MIKE NICHOLS
Bil’s rating (out of 5): BBBBB.
USA, 1990. Columbia Pictures Corporation. Screenplay by Carrie Fisher, based on her novel. Cinematography by Michael Ballhaus. Produced by John Calley, Mike Nichols. Music by Carly Simon. Production Design by Patrizia von Brandenstein. Costume Design by Ann Roth. Film Editing by Sam O’Steen.

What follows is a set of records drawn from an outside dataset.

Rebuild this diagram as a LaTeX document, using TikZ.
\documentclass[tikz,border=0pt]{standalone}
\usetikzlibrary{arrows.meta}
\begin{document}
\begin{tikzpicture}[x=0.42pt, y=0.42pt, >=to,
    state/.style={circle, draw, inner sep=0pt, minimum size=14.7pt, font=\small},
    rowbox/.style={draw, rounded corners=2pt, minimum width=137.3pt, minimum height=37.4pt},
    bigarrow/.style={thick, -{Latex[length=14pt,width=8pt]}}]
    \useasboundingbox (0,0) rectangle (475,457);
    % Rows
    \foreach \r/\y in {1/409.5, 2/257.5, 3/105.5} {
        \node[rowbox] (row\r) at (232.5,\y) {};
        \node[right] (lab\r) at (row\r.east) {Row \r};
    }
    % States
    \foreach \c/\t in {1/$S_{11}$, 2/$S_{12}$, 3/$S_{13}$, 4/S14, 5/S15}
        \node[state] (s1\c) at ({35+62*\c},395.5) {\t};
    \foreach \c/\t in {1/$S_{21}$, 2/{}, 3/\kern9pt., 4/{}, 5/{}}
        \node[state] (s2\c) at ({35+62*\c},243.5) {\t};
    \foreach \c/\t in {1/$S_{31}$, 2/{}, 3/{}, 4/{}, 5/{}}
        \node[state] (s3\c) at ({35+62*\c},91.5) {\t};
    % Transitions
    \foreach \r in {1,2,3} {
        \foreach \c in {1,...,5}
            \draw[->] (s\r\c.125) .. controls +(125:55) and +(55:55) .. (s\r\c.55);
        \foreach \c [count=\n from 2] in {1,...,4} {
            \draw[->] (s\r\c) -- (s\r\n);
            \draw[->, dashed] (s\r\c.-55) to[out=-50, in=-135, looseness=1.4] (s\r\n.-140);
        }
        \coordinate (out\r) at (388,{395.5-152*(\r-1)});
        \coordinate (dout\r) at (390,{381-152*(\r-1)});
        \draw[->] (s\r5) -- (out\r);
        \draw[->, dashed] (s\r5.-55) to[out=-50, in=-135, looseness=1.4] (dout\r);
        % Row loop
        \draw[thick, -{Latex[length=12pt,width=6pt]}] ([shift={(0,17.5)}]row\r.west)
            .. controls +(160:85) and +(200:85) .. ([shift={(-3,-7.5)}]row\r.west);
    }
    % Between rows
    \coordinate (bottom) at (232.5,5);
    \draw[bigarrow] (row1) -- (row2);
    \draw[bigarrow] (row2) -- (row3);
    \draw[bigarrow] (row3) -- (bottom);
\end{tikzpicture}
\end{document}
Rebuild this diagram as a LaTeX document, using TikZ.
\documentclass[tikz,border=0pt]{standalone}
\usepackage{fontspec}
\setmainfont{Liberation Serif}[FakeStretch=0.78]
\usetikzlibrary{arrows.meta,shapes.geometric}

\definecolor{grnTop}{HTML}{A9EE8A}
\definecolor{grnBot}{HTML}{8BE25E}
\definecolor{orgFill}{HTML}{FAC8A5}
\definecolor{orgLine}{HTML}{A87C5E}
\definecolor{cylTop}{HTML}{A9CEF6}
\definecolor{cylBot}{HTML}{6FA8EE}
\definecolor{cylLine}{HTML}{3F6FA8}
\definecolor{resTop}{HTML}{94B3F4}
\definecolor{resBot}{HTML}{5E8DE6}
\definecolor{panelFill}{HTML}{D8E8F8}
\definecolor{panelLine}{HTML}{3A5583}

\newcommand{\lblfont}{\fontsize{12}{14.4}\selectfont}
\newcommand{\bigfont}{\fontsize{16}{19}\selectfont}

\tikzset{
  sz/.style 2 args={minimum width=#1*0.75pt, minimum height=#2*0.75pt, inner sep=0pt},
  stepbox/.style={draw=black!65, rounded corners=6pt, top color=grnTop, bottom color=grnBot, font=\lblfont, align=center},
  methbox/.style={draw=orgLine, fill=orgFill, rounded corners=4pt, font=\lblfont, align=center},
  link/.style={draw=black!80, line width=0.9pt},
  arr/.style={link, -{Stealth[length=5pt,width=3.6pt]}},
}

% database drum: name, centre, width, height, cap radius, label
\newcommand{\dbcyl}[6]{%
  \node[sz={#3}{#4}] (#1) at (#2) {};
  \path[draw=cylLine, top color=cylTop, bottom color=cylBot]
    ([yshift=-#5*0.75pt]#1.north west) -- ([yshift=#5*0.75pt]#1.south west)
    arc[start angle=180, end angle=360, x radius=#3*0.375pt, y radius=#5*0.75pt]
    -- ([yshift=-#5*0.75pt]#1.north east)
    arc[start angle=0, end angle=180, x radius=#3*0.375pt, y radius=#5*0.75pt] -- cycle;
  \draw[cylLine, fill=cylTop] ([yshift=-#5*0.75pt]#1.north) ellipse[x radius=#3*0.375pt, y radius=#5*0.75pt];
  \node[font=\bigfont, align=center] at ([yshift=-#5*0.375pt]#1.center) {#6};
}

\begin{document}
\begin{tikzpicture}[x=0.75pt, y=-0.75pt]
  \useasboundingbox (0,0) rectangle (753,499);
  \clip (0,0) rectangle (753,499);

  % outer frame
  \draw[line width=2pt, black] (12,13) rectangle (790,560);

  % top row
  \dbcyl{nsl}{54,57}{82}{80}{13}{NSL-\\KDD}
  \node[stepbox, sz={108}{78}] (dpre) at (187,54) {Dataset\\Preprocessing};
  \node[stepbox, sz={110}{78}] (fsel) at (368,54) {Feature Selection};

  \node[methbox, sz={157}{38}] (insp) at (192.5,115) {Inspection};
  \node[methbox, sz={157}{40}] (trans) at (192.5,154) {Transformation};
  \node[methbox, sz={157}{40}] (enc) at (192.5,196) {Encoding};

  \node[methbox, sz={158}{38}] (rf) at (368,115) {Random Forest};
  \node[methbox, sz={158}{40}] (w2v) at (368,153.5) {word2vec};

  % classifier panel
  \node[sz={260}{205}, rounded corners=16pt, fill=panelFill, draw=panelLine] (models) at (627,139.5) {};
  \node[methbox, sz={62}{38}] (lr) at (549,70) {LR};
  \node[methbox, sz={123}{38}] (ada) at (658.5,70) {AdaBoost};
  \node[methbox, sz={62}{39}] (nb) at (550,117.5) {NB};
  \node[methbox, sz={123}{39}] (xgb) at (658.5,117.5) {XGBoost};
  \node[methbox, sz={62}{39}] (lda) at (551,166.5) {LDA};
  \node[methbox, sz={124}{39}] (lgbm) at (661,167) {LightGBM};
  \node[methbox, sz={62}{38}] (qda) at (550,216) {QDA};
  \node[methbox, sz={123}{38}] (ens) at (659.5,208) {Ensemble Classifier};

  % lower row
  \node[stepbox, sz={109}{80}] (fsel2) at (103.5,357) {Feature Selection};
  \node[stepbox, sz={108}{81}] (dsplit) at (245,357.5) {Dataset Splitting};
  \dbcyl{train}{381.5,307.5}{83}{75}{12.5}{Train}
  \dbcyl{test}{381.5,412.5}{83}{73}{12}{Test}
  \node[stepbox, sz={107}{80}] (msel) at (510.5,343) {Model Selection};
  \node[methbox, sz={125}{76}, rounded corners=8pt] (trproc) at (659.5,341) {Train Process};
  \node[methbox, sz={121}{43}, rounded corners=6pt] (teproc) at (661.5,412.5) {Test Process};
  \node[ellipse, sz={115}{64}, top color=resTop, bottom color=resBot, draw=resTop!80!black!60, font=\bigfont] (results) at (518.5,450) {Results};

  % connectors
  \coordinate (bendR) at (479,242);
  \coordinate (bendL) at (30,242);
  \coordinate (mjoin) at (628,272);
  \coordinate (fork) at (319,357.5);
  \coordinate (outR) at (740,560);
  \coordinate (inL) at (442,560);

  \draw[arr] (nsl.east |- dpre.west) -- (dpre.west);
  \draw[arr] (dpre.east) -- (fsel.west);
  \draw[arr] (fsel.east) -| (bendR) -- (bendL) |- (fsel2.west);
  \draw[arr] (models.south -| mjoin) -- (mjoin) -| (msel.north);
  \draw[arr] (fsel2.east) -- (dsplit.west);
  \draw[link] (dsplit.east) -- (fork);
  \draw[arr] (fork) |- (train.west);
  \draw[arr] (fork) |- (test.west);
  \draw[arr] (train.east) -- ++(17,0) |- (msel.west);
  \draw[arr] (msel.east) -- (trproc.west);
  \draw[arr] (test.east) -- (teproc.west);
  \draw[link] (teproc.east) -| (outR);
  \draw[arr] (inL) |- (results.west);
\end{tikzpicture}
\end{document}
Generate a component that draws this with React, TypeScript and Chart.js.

Carrie Fisher penned the screenplay for this dead-on comedy based on her acclaimed novel, one that does a better job of airing out Hollywood family secrets than most films before it. Meryl Streep is a wonder as a burned out actress (based on Fisher) whose drug dependency is getting in the way of her work. Following a near-fatal overdose, she is checked into a rehab centre for treatment of her addiction and then, when released, discovers that Hollywood insurance companies won’t cover her for another film role unless she agrees to live with a responsible party. This means, in short, that she has to move back in with her mother (Shirley MacLaine, a role based loosely on Fisher’s mother Debbie Reynolds). What was originally an inner monologue in the novel, where the character’s mother only made an appearance on a few pages, has been opened up into a dialogue between two very charismatic ladies: the author’s acute understanding of the two media allows her to write a very different screenplay from her novel but an incredibly faithful and skillful one, full of hilarious one-liners, ridiculous circumstances, and some incredible showdowns between the two leading ladies. Streep gives a performance that somehow makes her seem so much more vulnerable and inexperienced than you’ve ever seen her; she was forty when she made this movie and yet with her mannerisms and constant confusion looks like a twenty-nine year-old who never got over her troubled teens (okay, to be fair, the hairstyles and Ann Roth’s hip wardrobe really help too). Dennis Quaid co-stars as the heartless producer who just happens to be right there when Streep needs him least, MacLaine is astoundingly fresh and energetic, and the overall effort is one of the smartest, most accomplished films of the year. Then it ends with Streep doing a kick-ass job of singing country music, Shel Silverstein’s Oscar-nominated song ‘I’m Checkin’ Out’ one of the greatest songs ever written for motion pictures in the last thirty years.
Academy Award Nominations: Best Actress (Meryl Streep); Best Original Song (“I’m Checkin’ Out”)
Golden Globe Award Nominations: Best Actress-Musical/Comedy (Meryl Streep); Best Supporting Actress (Shirley MacLaine); Best Original Song (“I’m Checkin’ Out”)
Wasn’t this the film when most of us noticed Annette Benning?